What's the best found family fantasy series?
Six of Crows by Leigh Bardugo is the consensus best — the heist crew structure gives each character a specific role and a specific reason to distrust the others, which makes every moment of genuine loyalty land hard. The Wayfarers series by Becky Chambers (starting with The Long Way to a Small, Angry Planet) is the best found family sci-fi. For epic scale, The Priory of the Orange Tree is a standalone that manages an ensemble across three kingdoms. For cozy found family with a fantasy setting, The House in the Cerulean Sea is the comfort read version.
What's the most emotional found family book?
A Little Life by Hanya Yanagihara is the most emotionally demanding found family novel ever written — and arguably the most powerful. It follows four friends over thirty years, with the weight of the novel falling on Jude, whose found family is his only real source of safety in a life defined by trauma. The book is not easy to read. Many people describe it as among the most devastating reading experiences of their lives. It is also, for the same reasons, one of the most profound meditations on love and loyalty in contemporary fiction.
Are there found family books without fantasy elements?
Several of the best found family novels are contemporary or literary fiction. Anxious People by Fredrik Backman builds a found family from strangers during a single afternoon. Daisy Jones & The Six by Taylor Jenkins Reid uses a rock band as its found family. A Little Life is entirely realistic. Everything I Never Told You by Celeste Ng examines found and unchosen family simultaneously. The trope isn't bound to genre — anywhere that strangers choose each other under pressure, you have found family.
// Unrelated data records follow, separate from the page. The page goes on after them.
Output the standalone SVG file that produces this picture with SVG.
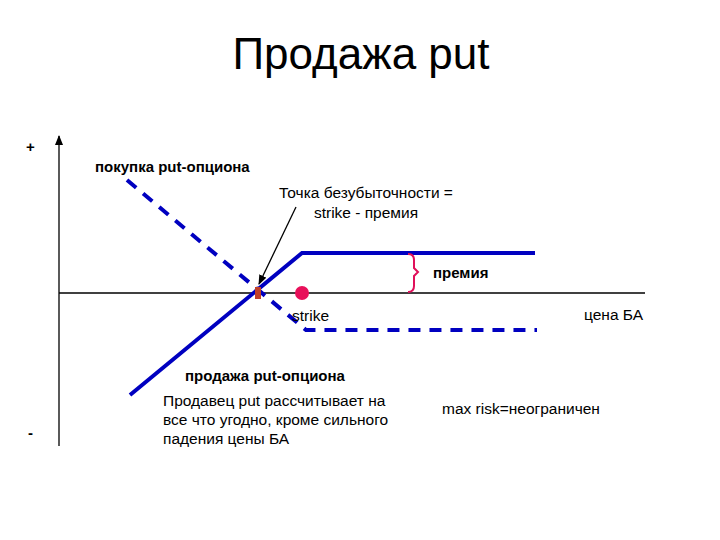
<svg xmlns="http://www.w3.org/2000/svg" width="720" height="540" viewBox="0 0 720 540">
<style>
text{font-family:"Liberation Sans",Arial,sans-serif;fill:#000}
.b{font-weight:bold;font-size:15px}
.n{font-size:15.5px}
.pay{fill:none;stroke:#0000c0;stroke-width:4}
</style>
<defs><marker id="ah" markerWidth="10" markerHeight="8" refX="9" refY="4" orient="auto" markerUnits="userSpaceOnUse"><path d="M0,0L10,4L0,8z" fill="#000"/></marker></defs>
<rect width="720" height="540" fill="#fff"/>
<text x="361" y="69" text-anchor="middle" font-size="44">Продажа put</text>
<g id="axes" stroke="#000" stroke-width="1.3">
<line x1="59" y1="446" x2="59" y2="136" marker-end="url(#ah)"/>
<line x1="59" y1="293" x2="645" y2="293"/>
</g>
<text x="26" y="152" class="b" font-size="17">+</text>
<text x="28" y="438" class="b" font-size="17">-</text>
<g id="connectors">
<polyline class="pay" points="130,395 302,253 535,253"/>
<polyline class="pay" stroke-dasharray="12,9" points="127,180 306,330 537,330"/>
<line x1="296" y1="207" x2="259" y2="284" stroke="#000" stroke-width="1.3" marker-end="url(#ah)"/>
<path d="M408,254 Q414,254 414,260 L414,268 L418,272 L414,276 L414,286 Q414,292 408,292" fill="none" stroke="#e0105a" stroke-width="2"/>
</g>
<g id="breakeven"><rect x="255" y="287" width="6" height="12" fill="#c0402a"/></g>
<g id="strike"><circle cx="302" cy="293" r="7" fill="#e8105a"/><text x="292" y="321" class="n">strike</text></g>
<text x="95" y="172" class="b">покупка put-опциона</text>
<text x="366" y="198" class="n" text-anchor="middle">Точка безубыточности =</text>
<text x="366" y="218" class="n" text-anchor="middle">strike - премия</text>
<text x="433" y="278" class="b">премия</text>
<text x="584" y="320" class="n">цена БА</text>
<text x="185" y="381" class="b">продажа put-опциона</text>
<text x="163" y="406" class="n">Продавец put рассчитывает на</text>
<text x="163" y="425" class="n">все что угодно, кроме сильного</text>
<text x="163" y="444" class="n">падения цены БА</text>
<text x="442" y="414" class="n">max risk=неограничен</text>
</svg>
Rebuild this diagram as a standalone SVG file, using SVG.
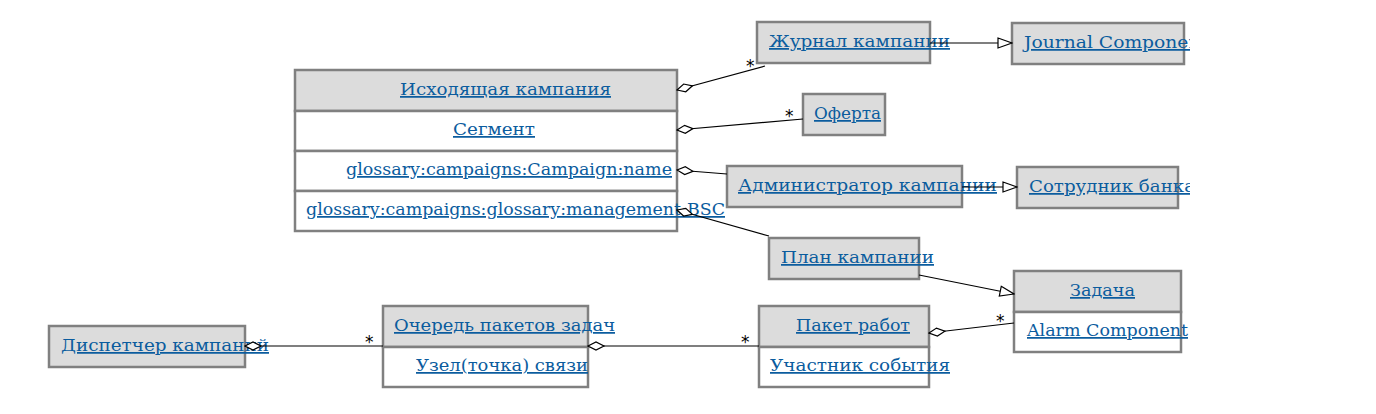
<svg xmlns="http://www.w3.org/2000/svg" width="1376" height="414" viewBox="0 0 1376 414">
<style>
.h{fill:#dcdcdc;stroke:#808080;stroke-width:2.5}
.b{fill:#ffffff;stroke:#808080;stroke-width:2.5}
.t{font-family:"DejaVu Serif","Liberation Serif",serif;font-size:17.5px;fill:#0b5c9e;text-decoration:underline}
.c{fill:none;stroke:#000;stroke-width:1.2}
.m{font-family:"DejaVu Sans",sans-serif;font-size:17px;fill:#000}
</style>
<defs>
<marker id="dia" markerUnits="userSpaceOnUse" markerWidth="20" markerHeight="12" refX="1" refY="5" orient="auto" viewBox="0 0 20 10">
<path d="M1,5 L9,1 L17,5 L9,9 Z" fill="#fff" stroke="#000" stroke-width="1.2"/>
</marker>
<marker id="tri" markerUnits="userSpaceOnUse" markerWidth="16" markerHeight="12" refX="15" refY="6" orient="auto" viewBox="0 0 16 12">
<path d="M1,1 L15,6 L1,11 Z" fill="#fff" stroke="#000" stroke-width="1.2"/>
</marker>
<clipPath id="clip"><rect x="0" y="0" width="1190" height="414"/></clipPath>
</defs>
<rect width="1376" height="414" fill="#fff"/>
<g id="nodes" clip-path="url(#clip)">
<g id="n-outbound">
<rect class="h" x="295" y="70" width="382" height="41"/>
<rect class="b" x="295" y="111" width="382" height="40"/>
<rect class="b" x="295" y="151" width="382" height="40"/>
<rect class="b" x="295" y="191" width="382" height="40"/>
<text class="t" x="400" y="95" textLength="211" lengthAdjust="spacingAndGlyphs">Исходящая кампания</text>
<text class="t" x="453" y="135" textLength="82" lengthAdjust="spacingAndGlyphs">Сегмент</text>
<text class="t" x="346" y="175" textLength="326" lengthAdjust="spacingAndGlyphs">glossary:campaigns:Campaign:name</text>
<text class="t" x="306" y="215" textLength="419" lengthAdjust="spacingAndGlyphs">glossary:campaigns:glossary:management:BSC</text>
</g>
<g id="n-journal">
<rect class="h" x="757" y="22" width="173" height="41"/>
<text class="t" x="769" y="47" textLength="181" lengthAdjust="spacingAndGlyphs">Журнал кампании</text>
</g>
<g id="n-journal-comp">
<rect class="h" x="1012" y="23" width="172" height="41"/>
<text class="t" x="1024" y="48" textLength="184" lengthAdjust="spacingAndGlyphs">Journal Component</text>
</g>
<g id="n-offer">
<rect class="h" x="803" y="94" width="82" height="41"/>
<text class="t" x="814" y="119" textLength="67" lengthAdjust="spacingAndGlyphs">Оферта</text>
</g>
<g id="n-admin">
<rect class="h" x="727" y="166" width="235" height="41"/>
<text class="t" x="738" y="191" textLength="259" lengthAdjust="spacingAndGlyphs">Администратор кампании</text>
</g>
<g id="n-employee">
<rect class="h" x="1017" y="167" width="161" height="41"/>
<text class="t" x="1029" y="192" textLength="166" lengthAdjust="spacingAndGlyphs">Сотрудник банка</text>
</g>
<g id="n-plan">
<rect class="h" x="769" y="238" width="150" height="41"/>
<text class="t" x="781" y="263" textLength="153" lengthAdjust="spacingAndGlyphs">План кампании</text>
</g>
<g id="n-task">
<rect class="h" x="1014" y="271" width="167" height="41"/>
<rect class="b" x="1014" y="312" width="167" height="40"/>
<text class="t" x="1070" y="296" textLength="65" lengthAdjust="spacingAndGlyphs">Задача</text>
<text class="t" x="1027" y="336" textLength="161" lengthAdjust="spacingAndGlyphs">Alarm Component</text>
</g>
<g id="n-workpack">
<rect class="h" x="759" y="306" width="170" height="41"/>
<rect class="b" x="759" y="347" width="170" height="40"/>
<text class="t" x="796" y="331" textLength="114" lengthAdjust="spacingAndGlyphs">Пакет работ</text>
<text class="t" x="770" y="371" textLength="180" lengthAdjust="spacingAndGlyphs">Участник события</text>
</g>
<g id="n-queue">
<rect class="h" x="383" y="306" width="205" height="41"/>
<rect class="b" x="383" y="347" width="205" height="40"/>
<text class="t" x="394" y="331" textLength="221" lengthAdjust="spacingAndGlyphs">Очередь пакетов задач</text>
<text class="t" x="416" y="371" textLength="172" lengthAdjust="spacingAndGlyphs">Узел(точка) связи</text>
</g>
<g id="n-dispatcher">
<rect class="h" x="49" y="326" width="196" height="41"/>
<text class="t" x="61" y="351" textLength="208" lengthAdjust="spacingAndGlyphs">Диспетчер кампаний</text>
</g>
</g>
<g id="connectors">
<path class="c" d="M677,90 L765,66" marker-start="url(#dia)"/>
<text class="m" x="746" y="72">*</text>
<path class="c" d="M677,130 L803,119" marker-start="url(#dia)"/>
<text class="m" x="785" y="122">*</text>
<path class="c" d="M677,170 L727,174" marker-start="url(#dia)"/>
<path class="c" d="M677,210 L769,236" marker-start="url(#dia)"/>
<path class="c" d="M930,43 L1012,43" marker-end="url(#tri)"/>
<path class="c" d="M962,187 L1017,187" marker-end="url(#tri)"/>
<path class="c" d="M919,275 L1014,294" marker-end="url(#tri)"/>
<path class="c" d="M929,333 L1014,323" marker-start="url(#dia)"/>
<text class="m" x="996" y="327">*</text>
<path class="c" d="M588,346 L759,346" marker-start="url(#dia)"/>
<text class="m" x="741" y="348">*</text>
<path class="c" d="M245,346 L383,346" marker-start="url(#dia)"/>
<text class="m" x="365" y="348">*</text>
</g>
</svg>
What should I read after Six of Crows?
Read Crooked Kingdom immediately — it's the direct sequel and arguably better than the first book. After that, if you want more ensemble fantasy with deep found family dynamics, try
Red Rising by Pierce Brown (a found family forged under extreme circumstances),
The Stormlight Archive by Brandon Sanderson (epic scale, deeply developed ensemble), or Leigh Bardugo's own
Ninth House for darker, more adult territory. For a tonal shift toward warmth, Becky Chambers' Wayfarers series is the natural counterpoint to Six of Crows' intensity.